A new study connects the M87 black hole to its powerful cosmic jet, revealing how it launches particles at nearly the speed of light.
A recent study has successfully linked the renowned M87 black hole, the first black hole ever captured in an image, to its impressive cosmic jet. This research sheds light on the mechanisms behind the black hole’s ability to launch particles at nearly the speed of light.
Published in the journal “Astronomy & Astrophysics,” the findings reveal that scientists have traced a 3,000-light-year-long cosmic jet back to its likely source point. This breakthrough was made possible through “significantly enhanced coverage” provided by the global Event Horizon Telescope network.
M87, a supermassive black hole located in the Messier 87 galaxy, is approximately 55 million light-years from Earth and boasts a mass 6.5 billion times that of the sun. The first image of M87 was unveiled to the public in 2019, following data collection by the Event Horizon Telescope in 2017.
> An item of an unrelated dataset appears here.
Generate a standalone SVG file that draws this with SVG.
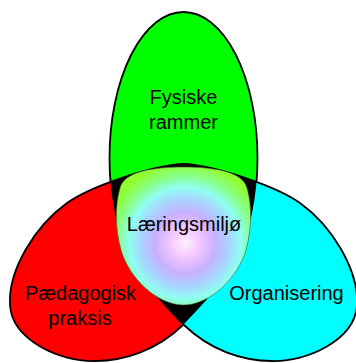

Dr. Padi Boyd of NASA highlighted the significance of the discovery, noting that M87 is not only supermassive but also active. “Just a few percent are active at any given time,” she explained in a video about the black hole. “Are they turning on and then turning off? That’s an idea… We know there are very high magnetic fields that launch a jet. This image provides observational evidence that what we’ve been seeing for a while is actually being launched by a jet connected to that supermassive black hole at the center of M87.”
The black hole is known to consume surrounding gas and dust while simultaneously emitting powerful jets of charged particles from its poles, which form the extensive jet stream. This dual behavior has been reported by outlets such as Scientific American and Space.com.
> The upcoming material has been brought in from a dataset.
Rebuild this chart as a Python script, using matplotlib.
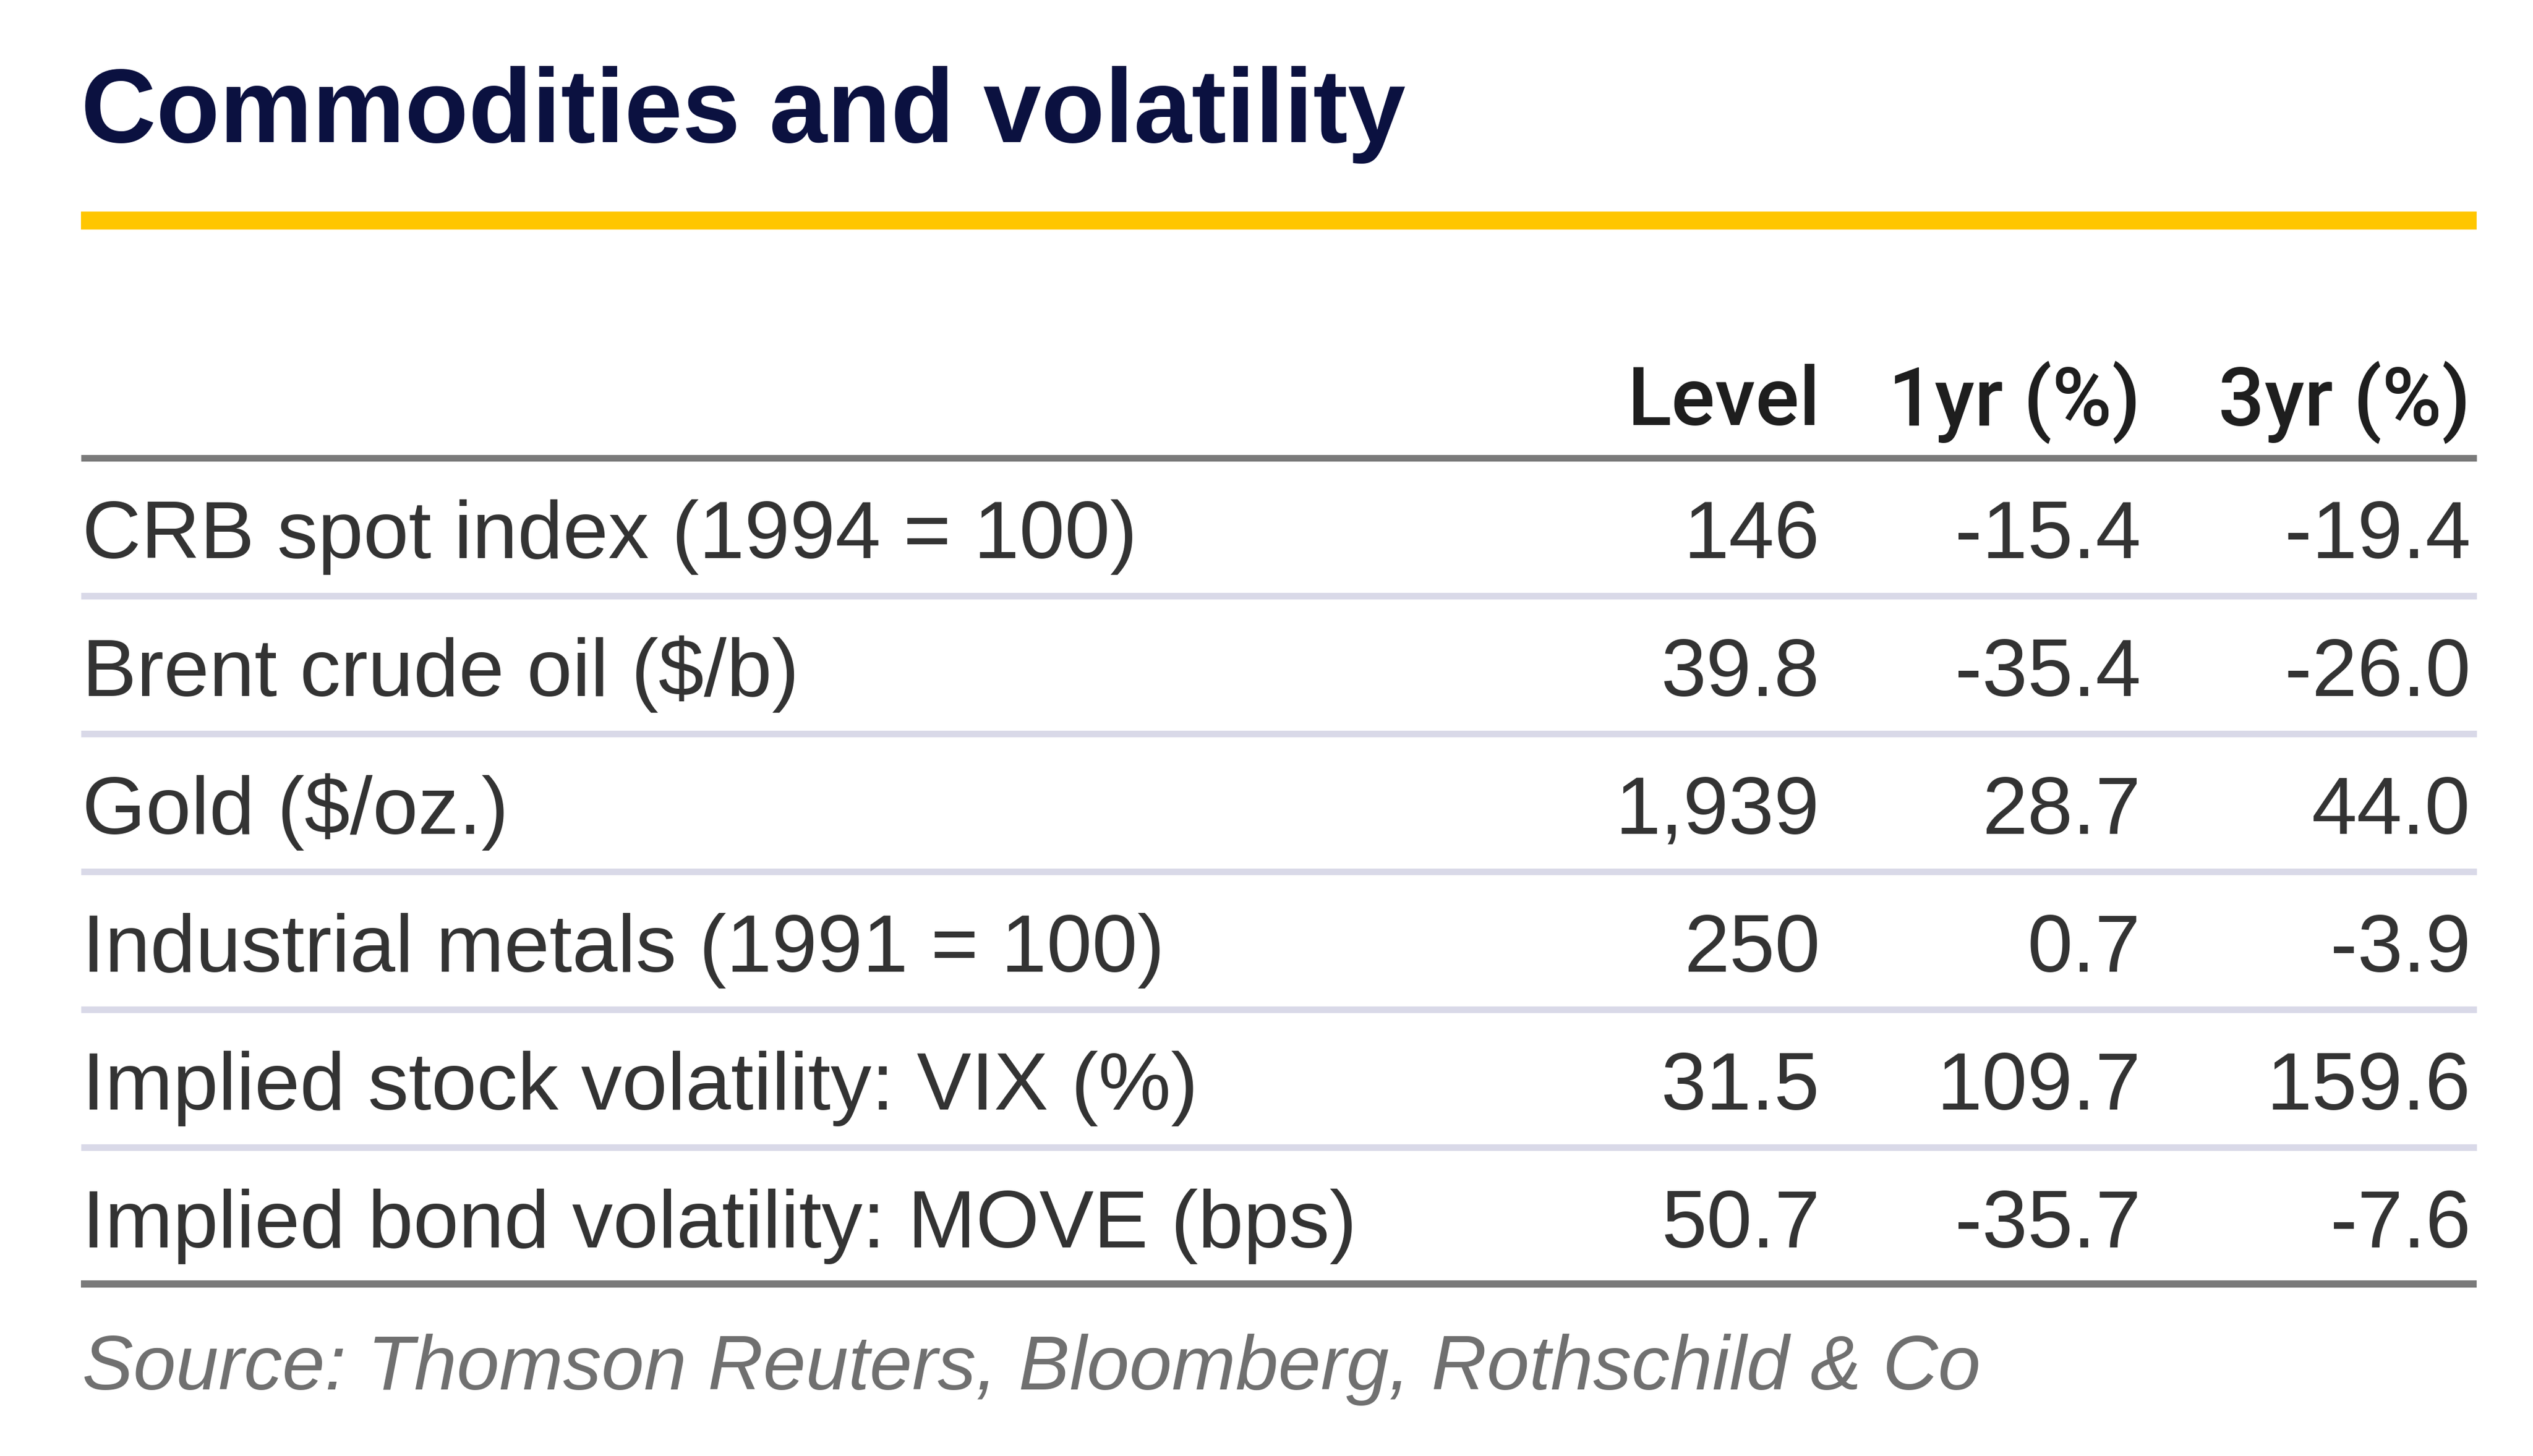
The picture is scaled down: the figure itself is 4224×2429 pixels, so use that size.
import matplotlib
matplotlib.use("Agg")
import matplotlib.pyplot as plt

title = "Commodities and volatility"
headers = ["Level", "1yr (%)", "3yr (%)"]
rows = [
    "CRB spot index (1994 = 100)",
    "Brent crude oil ($/b)",
    "Gold ($/oz.)",
    "Industrial metals (1991 = 100)",
    "Implied stock volatility: VIX (%)",
    "Implied bond volatility: MOVE (bps)",
]
level = [146, 39.8, 1939, 250, 31.5, 50.7]
level_decimals = [0, 1, 0, 0, 1, 1]
chg_1yr = [-15.4, -35.4, 28.7, 0.7, 109.7, -35.7]
chg_3yr = [-19.4, -26.0, 44.0, -3.9, 159.6, -7.6]
source = "Source: Thomson Reuters, Bloomberg, Rothschild & Co"

W, H = 4224, 2429
fig = plt.figure(figsize=(W / 100, H / 100), dpi=100)
ax = fig.add_axes([0, 0, 1, 1])
ax.set_xlim(0, W)
ax.set_ylim(H, 0)
ax.axis("off")

px = 0.72  # pixels -> points
x0, x1 = 135, 4130
col_right = [3035, 3570, 4120]

body_font = "Liberation Sans"
ax.text(x0, 237, title, fontsize=125, fontweight="bold", color="#0b1140",
        family=body_font, ha="left", va="baseline")
ax.hlines(368, x0, x1, color="#ffc600", linewidth=30 * px)

for xr, h in zip(col_right, headers):
    ax.text(xr, 709, h, fontsize=98, color="#1e1e1e", family="Roboto",
            fontweight="medium", ha="right", va="baseline")
ax.hlines(764, x0, x1, color="#7a7a7a", linewidth=11 * px)

pitch = 230
for i, name in enumerate(rows):
    yb = 931 + pitch * i
    ax.text(x0 + 2, yb, name, fontsize=98, color="#333333", family=body_font,
            ha="left", va="baseline")
    vals = [f"{level[i]:,.{level_decimals[i]}f}", f"{chg_1yr[i]:.1f}", f"{chg_3yr[i]:.1f}"]
    for xr, v in zip(col_right, vals):
        ax.text(xr, yb, v, fontsize=98, color="#333333", family=body_font,
                ha="right", va="baseline")
    if i < len(rows) - 1:
        ax.hlines(994 + pitch * i, x0, x1, color="#d9d9e8", linewidth=11 * px)
ax.hlines(2142, x0, x1, color="#7a7a7a", linewidth=12 * px)

ax.text(x0 + 2, 2318, source, fontsize=92, color="#707070", family=body_font,
        style="italic", ha="left", va="baseline")

fig.savefig("out.png", dpi=100, facecolor="white")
Saurabh, the team leader at the Max Planck Institute for Radio Astronomy, stated, “This study represents an early step toward connecting theoretical ideas about jet launching with direct observations.” He emphasized the importance of identifying the jet’s origin and its connection to the black hole’s shadow, calling it a crucial piece in understanding how the central engine operates.
The Event Horizon Telescope is a global network of eight radio observatories that work together to detect radio waves emitted by astronomical objects, such as galaxies and black holes. This collaboration effectively creates an Earth-sized telescope capable of capturing detailed images and data.
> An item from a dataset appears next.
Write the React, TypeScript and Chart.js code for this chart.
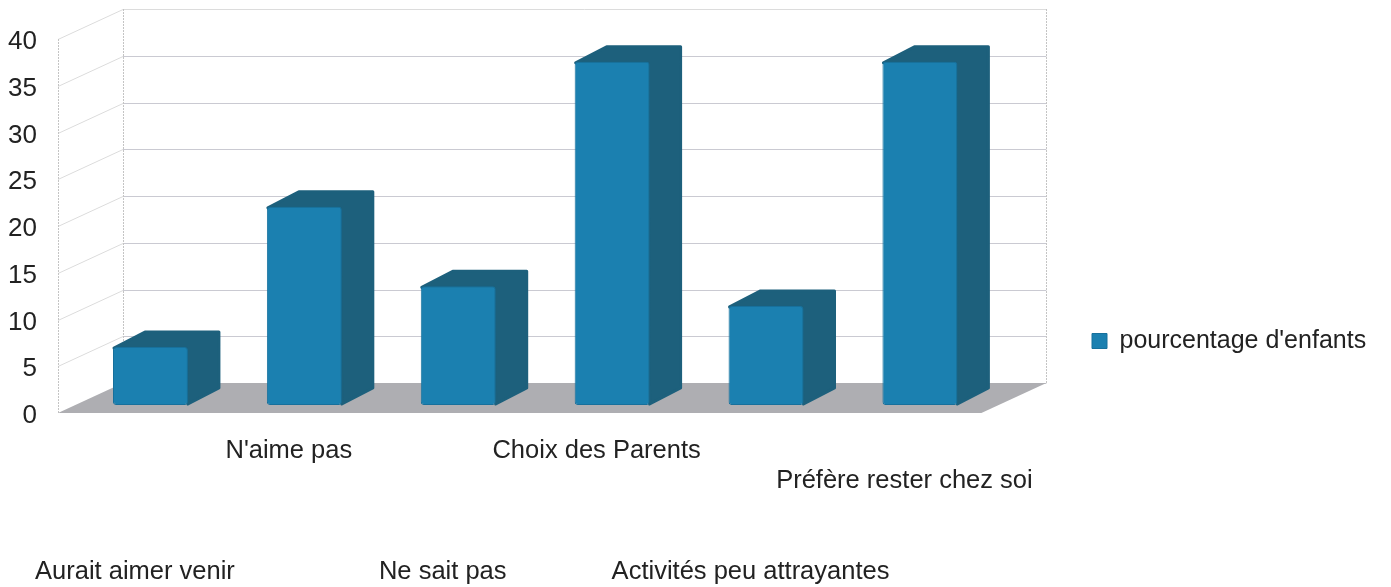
import React, { useEffect, useRef } from "react";
import { Chart, registerables } from "chart.js";

Chart.register(...registerables);

const categories: string[][] = [
  ["", "", "", "", "Aurait aimer venir"],
  ["N'aime pas"],
  ["", "", "", "", "Ne sait pas"],
  ["Choix des Parents"],
  ["", "", "", "", "Activités peu attrayantes"],
  ["", "Préfère rester chez soi"],
];
const seriesName = "pourcentage d'enfants";
const seriesValues = [6.2, 21.2, 12.7, 36.7, 10.6, 36.7];
const yTicks = [0, 5, 10, 15, 20, 25, 30, 35, 40];

const DEPTH_X = 65;
const DEPTH_Y = -30;
const BAR_DX = 15.5;
const BAR_DY = -8;
const BAR_DEPTH_X = 32;
const BAR_DEPTH_Y = -16;
const FONT = "'Liberation Sans', Arial, sans-serif";

const scene3d = {
  id: "scene3d",
  afterLayout(chart: any) {
    const lg = chart.legend;
    lg.left = 1082;
    lg.right = 1391;
    lg.top = 241;
    lg.bottom = 441;
  },
  beforeDatasetsDraw(chart: any) {
    const { ctx, chartArea: a, scales } = chart;
    const y = scales.y;
    ctx.save();
    ctx.lineWidth = 1;
    // Side wall and back wall grid
    yTicks.forEach((t) => {
      const py = Math.round(y.getPixelForValue(t)) + 0.5;
      if (t > 0) {
        ctx.strokeStyle = "#dcdcdc";
        ctx.beginPath();
        ctx.moveTo(a.left, py);
        ctx.lineTo(a.left + DEPTH_X, py + DEPTH_Y);
        ctx.stroke();
      }
      ctx.strokeStyle = t === 40 ? "#dcdcdc" : "#cacad2";
      ctx.beginPath();
      ctx.moveTo(a.left + DEPTH_X, py + DEPTH_Y);
      ctx.lineTo(a.right + DEPTH_X, py + DEPTH_Y);
      ctx.stroke();
    });
    // Vertical wall edges
    ctx.strokeStyle = "#c4c4c4";
    ctx.setLineDash([2, 1]);
    [a.left, a.left + DEPTH_X, a.right + DEPTH_X].forEach((x, i) => {
      const px = Math.round(x) + 0.5;
      ctx.beginPath();
      ctx.moveTo(px, a.top + (i === 0 ? 0 : DEPTH_Y));
      ctx.lineTo(px, a.bottom + (i === 0 ? 0 : DEPTH_Y));
      ctx.stroke();
    });
    ctx.setLineDash([]);
    // Floor
    ctx.fillStyle = "#aeaeb2";
    ctx.beginPath();
    ctx.moveTo(a.left, a.bottom);
    ctx.lineTo(a.left + DEPTH_X, a.bottom + DEPTH_Y);
    ctx.lineTo(a.right + DEPTH_X, a.bottom + DEPTH_Y);
    ctx.lineTo(a.right, a.bottom);
    ctx.closePath();
    ctx.fill();
    ctx.restore();
  },
  beforeDatasetDraw(chart: any, args: any) {
    const { ctx } = chart;
    ctx.save();
    ctx.translate(BAR_DX, BAR_DY);
    ctx.lineJoin = "round";
    ctx.lineWidth = 3;
    args.meta.data.forEach((bar: any) => {
      const { x, y, base, width } = bar.getProps(["x", "y", "base", "width"], true);
      const l = x - width / 2;
      const r = x + width / 2;
      ctx.fillStyle = "#1d607c";
      ctx.strokeStyle = "#1d607c";
      ctx.beginPath();
      ctx.moveTo(l + 1, y + 1);
      ctx.lineTo(l + BAR_DEPTH_X, y + BAR_DEPTH_Y + 1);
      ctx.lineTo(r + BAR_DEPTH_X - 1, y + BAR_DEPTH_Y + 1);
      ctx.lineTo(r + BAR_DEPTH_X - 1, base + BAR_DEPTH_Y - 1);
      ctx.lineTo(r, base - 1);
      ctx.lineTo(r - 2, y + 1);
      ctx.closePath();
      ctx.fill();
      ctx.stroke();
    });
  },
  afterDatasetDraw(chart: any) {
    chart.ctx.restore();
  },
};

export default function App() {
  const ref = useRef<HTMLCanvasElement>(null);
  useEffect(() => {
    const chart = new Chart(ref.current as HTMLCanvasElement, {
      type: "bar",
      data: {
        labels: categories,
        datasets: [
          {
            label: seriesName,
            data: seriesValues,
            backgroundColor: "#1b80b0",
            borderColor: "#17709c",
            borderWidth: 1,
            borderRadius: 3,
            borderSkipped: false,
            barPercentage: 0.487,
            categoryPercentage: 1,
            clip: false,
          } as any,
        ],
      },
      options: {
        responsive: false,
        animation: false,
        layout: { padding: { top: 39, right: 115.5, left: 0, bottom: 0 } },
        scales: {
          x: {
            afterFit(s: any) {
              s.height = 174;
            },
            grid: { display: false },
            border: { display: false },
            ticks: {
              autoSkip: false,
              maxRotation: 0,
              minRotation: 0,
              padding: 15,
              color: "#222222",
              font: { family: FONT, size: 25.5, lineHeight: 30.25 / 25.5 } as any,
            },
          },
          y: {
            min: 0,
            max: 40,
            afterFit(s: any) {
              s.width = 58;
            },
            grid: { display: false, drawTicks: false },
            border: { display: false },
            ticks: {
              stepSize: 5,
              padding: 21,
              labelOffset: 3,
              color: "#222222",
              font: { family: FONT, size: 26 },
            } as any,
          },
        },
        plugins: {
          legend: {
            position: "right",
            labels: {
              boxWidth: 15,
              boxHeight: 15,
              padding: 10,
              color: "#222222",
              font: { family: FONT, size: 25 },
            },
          },
          tooltip: { enabled: false },
        },
      },
      plugins: [scene3d as any],
    });
    return () => chart.destroy();
  }, []);
  return (
    <div style={{ position: "absolute", left: 0, top: 0, width: 1391, height: 587, background: "#ffffff" }}>
      <canvas ref={ref} width={1391} height={587} style={{ display: "block" }} />
    </div>
  );
}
The term “Event Horizon” refers to the boundary surrounding a black hole beyond which no light can escape, as defined by the National Science Foundation.
The recent findings stem from data collected by the Event Horizon Telescope in 2021. However, the authors of the study caution that while the results are robust under the assumptions and tests performed, definitive confirmation and more precise constraints will necessitate future observations with higher sensitivity. This will require additional stations and an expanded frequency range to improve intermediate-baseline coverage.
As researchers continue to explore the mysteries of black holes, these findings represent a significant advancement in our understanding of how these cosmic giants operate and influence their surroundings, according to Space.com.